Philibert – best known for Être et Avoir, his commercially successful 2002 documentary about a single-teacher school – has a long-running interest in people with mental illness and the places that look after them. In 1996’s Every Little Thing, he followed patients at a psychiatric clinic in the woods of the Loire Valley as they rehearsed their annual summer play. On the Adamant doesn’t have an equivalent structure: it loosely observes the ship’s passengers, many of whom remain unnamed, as they drop by but does not track where they come from or where they go next. “My idea,” the director explains, “was to be in synchronicity with the place and let myself be led by whomever I met. I didn’t come with a script or any message to deliver.”

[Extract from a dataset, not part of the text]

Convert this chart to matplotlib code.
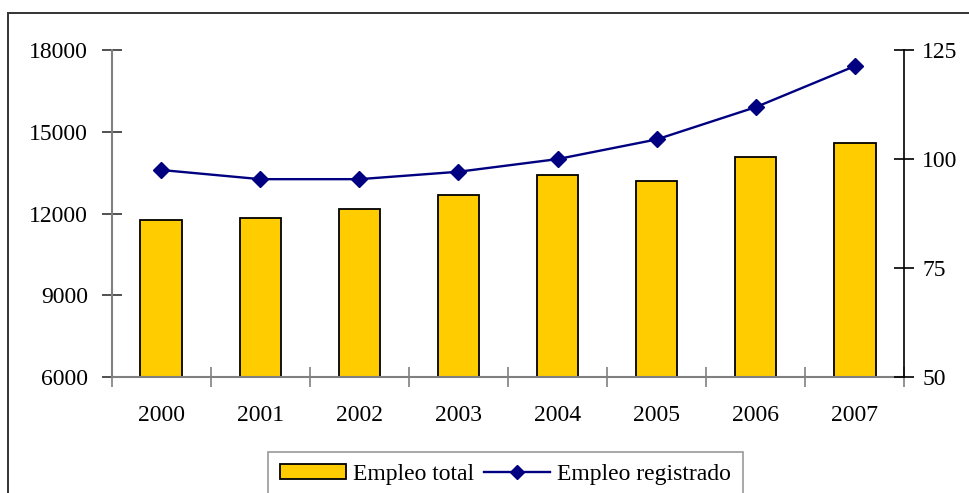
import matplotlib
matplotlib.use("Agg")
import matplotlib.pyplot as plt
from matplotlib.patches import Rectangle, Patch
from matplotlib.lines import Line2D

plt.rcParams['font.family'] = ['Liberation Serif', 'DejaVu Serif']

years = ['2000', '2001', '2002', '2003', '2004', '2005', '2006', '2007']
empleo_total = [11770, 11830, 12160, 12690, 13410, 13210, 14060, 14580]
empleo_registrado = [97.5, 95.4, 95.4, 97.1, 100.0, 104.5, 111.9, 121.3]

fig = plt.figure(figsize=(9.69, 4.93), dpi=100)
ax1 = fig.add_axes([0.1153, 0.2347, 0.8179, 0.6639])

x = list(range(len(years)))

# barras empleo total
ax1.bar(x, empleo_total, width=0.42, color='#FFCC00', edgecolor='black', linewidth=1.3, zorder=2)
ax1.set_xlim(-0.5, len(years) - 0.5)
ax1.set_ylim(6000, 18000)
ax1.set_yticks([6000, 9000, 12000, 15000, 18000])
ax1.set_xticks(x)
ax1.set_xticklabels(years)
ax1.set_xticks([i - 0.5 for i in range(len(years) + 1)], minor=True)
ax1.tick_params(axis='x', which='major', length=0, pad=20, labelsize=17)
ax1.tick_params(axis='x', which='minor', direction='inout', length=14, color='#808080', width=1.2)
ax1.tick_params(axis='y', direction='inout', length=14, width=1.2, color='#333333', labelsize=17, pad=10)

for s in ['top', 'right']:
    ax1.spines[s].set_visible(False)
ax1.spines['left'].set_color('#808080')
ax1.spines['bottom'].set_color('#808080')
ax1.spines['left'].set_linewidth(1.5)
ax1.spines['bottom'].set_linewidth(1.5)

# linea empleo registrado
ax2 = ax1.twinx()
ax2.plot(x, empleo_registrado, color='#000080', linewidth=1.7, marker='D', markersize=8, zorder=3)
ax2.set_ylim(50, 125)
ax2.set_yticks([50, 75, 100, 125])
ax2.tick_params(axis='y', direction='inout', length=14, width=1.2, color='black', labelsize=17, pad=6)
for s in ['top', 'left', 'bottom']:
    ax2.spines[s].set_visible(False)
ax2.spines['right'].set_color('black')
ax2.spines['right'].set_linewidth(1.2)

# marco exterior
fig.patches.append(Rectangle((8 / 969, -0.2), 1.2, 1.2 - 12.7 / 493, transform=fig.transFigure,
                             fill=False, edgecolor='#333333', linewidth=1.4, clip_on=False))

handles = [Patch(facecolor='#FFCC00', edgecolor='black', linewidth=1.3),
           Line2D([0], [0], color='#000080', linewidth=1.7, marker='D', markersize=7)]
leg = fig.legend(handles, ['Empleo total', 'Empleo registrado'], loc='upper left',
                 bbox_to_anchor=(268.3 / 969, 1 - 452.3 / 493), ncol=2, frameon=True,
                 fancybox=False, edgecolor='#808080', fontsize=17, handlelength=2.8,
                 handleheight=0.6, handletextpad=0.3, columnspacing=0.4, borderpad=0.5,
                 borderaxespad=0)
leg.get_frame().set_linewidth(1.2)

fig.savefig('out.png', dpi=100)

This apparent artlessness makes the film’s critical success intriguing. After its shock win of the Golden Bear at Berlin, some critics suggested the jury only settled on this drama-free documentary as a compromise because they couldn’t choose between two more obvious contenders: German director Christian Petzold’s Afire and French New Wave veteran Philippe Garrel’s The Plough.

Such a view ignores On the Adamant’s evident appeal. European cinema may be in an existential crisis, struggling to prove its relevance amid the deluge of streaming platforms. But to the subjects of Philibert’s film, cinema and music still truly matter. The secret behind its success may lie in the fact that the Adamant isn’t just something of a life raft for its regular visitors, but for anyone who still cares deeply about art. One reason François’s rendition of La Bombe Humaine is so thrilling is that its artistry is unchecked and unfiltered. When he sings, eyes closed, that “the detonator is right there, next to your heart, the human bomb is you”, it cuts straight through. What if the passengers of the Adamant are better, purer artists than yourself, I say to Philibert. He replies: “It is true that the passengers are often very uninhibited. They say things in a very direct manner. They are unrestricted by convention. We normopaths no longer know how to do that.”